As shown in this discussion, a lot of the calls for internet regulation centre on regulation of speech. This is the wrong ground on which to be fighting the problem of propaganda.
In my view, the bigger problem is how feedback loops and other features of systems can be gamed. The central problem in a lot of social networks is one of power. These systems 'reward' certain posts or posters with greater distribution/prevalance/amplification, so it follows that some speech is given power over others. If the already powerful can game these systems (getting networks of bots to 'react' to posts to drive their 'engagement' scores); if the systems depend upon feedback loops that generate near-exponential concentration of that power (more followers create higher distribution, creating more followers, etc), then the systems - far from being neutral - are generating a real problem of asymmetric power. I'll explain why this matters.
In order to have democracy, you need a healthy public sphere.
In order to have a healthy public sphere, the classic liberal argument is that you need freedom of speech (within limits) to create a marketplace of ideas.

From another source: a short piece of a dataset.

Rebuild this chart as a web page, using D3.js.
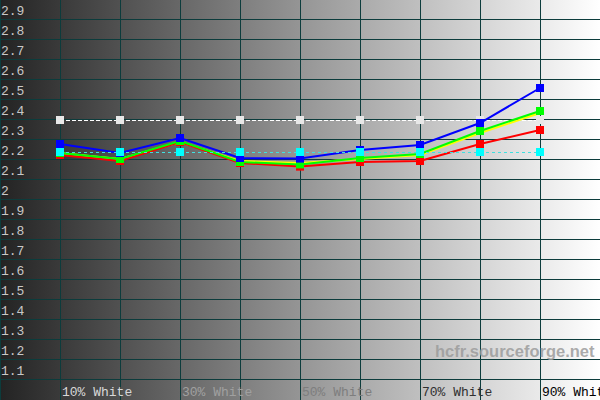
<!DOCTYPE html>
<html>
<head>
<meta charset="utf-8">
<script src="https://cdn.jsdelivr.net/npm/d3@7"></script>
<style>
  html, body { margin: 0; padding: 0; background: #fff; }
  svg { display: block; }
</style>
</head>
<body>
<svg id="chart" width="600" height="400"></svg>
<script>
// ---- data ----
const categories = ["10% White","20% White","30% White","40% White","50% White","60% White","70% White","80% White","90% White"];
const levels = [10, 20, 30, 40, 50, 60, 70, 80, 90];
const yTicks = [1.1,1.2,1.3,1.4,1.5,1.6,1.7,1.8,1.9,2,2.1,2.2,2.3,2.4,2.5,2.6,2.7,2.8,2.9];
const labeledLevels = [10, 30, 50, 70, 90];
const labelColors = ["#d8d8d8", "#a0a0a0", "#7e7e7e", "#303030", "#000000"];

const whiteRef = [2.40, 2.40, 2.40, 2.40, 2.40, 2.40, 2.40, 2.40, 2.40];
const cyanAvg  = [2.24, 2.24, 2.24, 2.24, 2.24, 2.24, 2.24, 2.24, 2.24];
const yellowY  = [2.235, 2.205, 2.29, 2.195, 2.185, 2.205, 2.225, 2.335, 2.435];
const redR     = [2.225, 2.195, 2.29, 2.185, 2.167, 2.19, 2.195, 2.28, 2.35];
const greenG   = [2.235, 2.205, 2.295, 2.19, 2.178, 2.21, 2.23, 2.345, 2.445];
const blueB    = [2.28, 2.235, 2.31, 2.21, 2.207, 2.25, 2.275, 2.385, 2.56];

// ---- layout ----
const W = 600, H = 400;
const svg = d3.select("#chart");
const x = d3.scaleLinear().domain([0, 100]).range([0, W]);
const y = d3.scaleLinear().domain([3.0, 1.0]).range([0, H]);

// background gradient
const defs = svg.append("defs");
const grad = defs.append("linearGradient").attr("id", "bg").attr("x1", "0%").attr("x2", "100%").attr("y1", "0%").attr("y2", "0%");
grad.append("stop").attr("offset", "0%").attr("stop-color", "#232323");
grad.append("stop").attr("offset", "50%").attr("stop-color", "#959595");
grad.append("stop").attr("offset", "100%").attr("stop-color", "#ffffff");
svg.append("rect").attr("width", W).attr("height", H).attr("fill", "url(#bg)");

// grid
const gridColor = "#0c3c3c";
const grid = svg.append("g").attr("shape-rendering", "crispEdges");
grid.selectAll("line.h").data(yTicks).join("line")
  .attr("x1", 0).attr("x2", W)
  .attr("y1", d => Math.round(y(d)) - 0.5).attr("y2", d => Math.round(y(d)) - 0.5)
  .attr("stroke", gridColor).attr("stroke-width", 1);
grid.selectAll("line.v").data([0].concat(levels)).join("line")
  .attr("y1", 0).attr("y2", H)
  .attr("x1", d => Math.round(x(d)) + 0.5).attr("x2", d => Math.round(x(d)) + 0.5)
  .attr("stroke", gridColor).attr("stroke-width", 1);

// y labels
svg.append("g").selectAll("text").data(yTicks).join("text")
  .attr("x", 1).attr("y", d => y(d) - 5)
  .attr("font-family", "Liberation Mono, monospace").attr("font-size", 13)
  .attr("fill", "#c8c8c8")
  .text(d => d3.format(".1~f")(d));

// x labels
svg.append("g").selectAll("text").data(labeledLevels).join("text")
  .attr("x", d => x(d) + 2).attr("y", 396)
  .attr("font-family", "Liberation Mono, monospace").attr("font-size", 13)
  .attr("fill", (d, i) => labelColors[i])
  .text(d => categories[levels.indexOf(d)]);

// watermark
svg.append("text").attr("x", 435).attr("y", 357)
  .attr("font-family", "Liberation Sans, Arial, sans-serif").attr("font-size", 16.5)
  .attr("font-weight", "bold")
  .attr("fill", "#9c9c9c").attr("fill-opacity", 0.85)
  .text("hcfr.sourceforge.net");

const line = d3.line().x((d, i) => x(levels[i])).y(d => y(d));
const sq = 8;

function series(vals, color, opts) {
  const g = svg.append("g");
  g.append("path").datum(vals).attr("d", line)
    .attr("fill", "none").attr("stroke", opts.lineColor || color)
    .attr("stroke-width", opts.width || 2)
    .attr("stroke-dasharray", opts.dash || null)
    .attr("shape-rendering", opts.crisp ? "crispEdges" : null);
  if (opts.markers !== false) {
    g.selectAll("rect").data(vals).join("rect")
      .attr("x", (d, i) => x(levels[i]) - sq / 2)
      .attr("y", d => y(d) - sq / 2)
      .attr("width", sq).attr("height", sq)
      .attr("fill", color);
  }
}

series(whiteRef, "#e8e8e8", { width: 1, dash: "4,2", lineColor: "#ffffff", crisp: true });
series(yellowY, "#ffff00", { width: 2, markers: false });
series(redR, "#ff0000", { width: 2 });
series(greenG, "#00ff00", { width: 2 });
series(blueB, "#0000ff", { width: 2 });
series(cyanAvg, "#00ffff", { width: 1, dash: "3,3", lineColor: "#40e0e0", crisp: true });
</script>
</body>
</html>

But our current marketplace of ideas (social networks) resemble Amazon's marketplace where 'promoted' equals paid. If you don't pay in cash, you pay in resources: you need to create engagement, or invest enormous energy in generating sales momentum in order to get featured. So the marketplace largely becomes the preserve of the already powerful. If you don't pay to play, you get buried. The enormous democratic promise of social networks (that we all have a voice) becomes almost irrelevant if we cannot make ourselves heard. The value of freedom of speech becomes almost irrelevant if some speech is privileged via powerful feedback loops, and other speech is buried. We can defend these systems on the grounds of liberation from the dread hand of the censor, but we need to recognise also that these systems, by surfacing the 'engaging' conspiracy theories and burying the vast majority of speech (the speech of those who have not paid to play), are de facto censors by other means.
The systems - algorithmic sorting, tracking of user behaviours, hyper-targeted advertising - are the problem.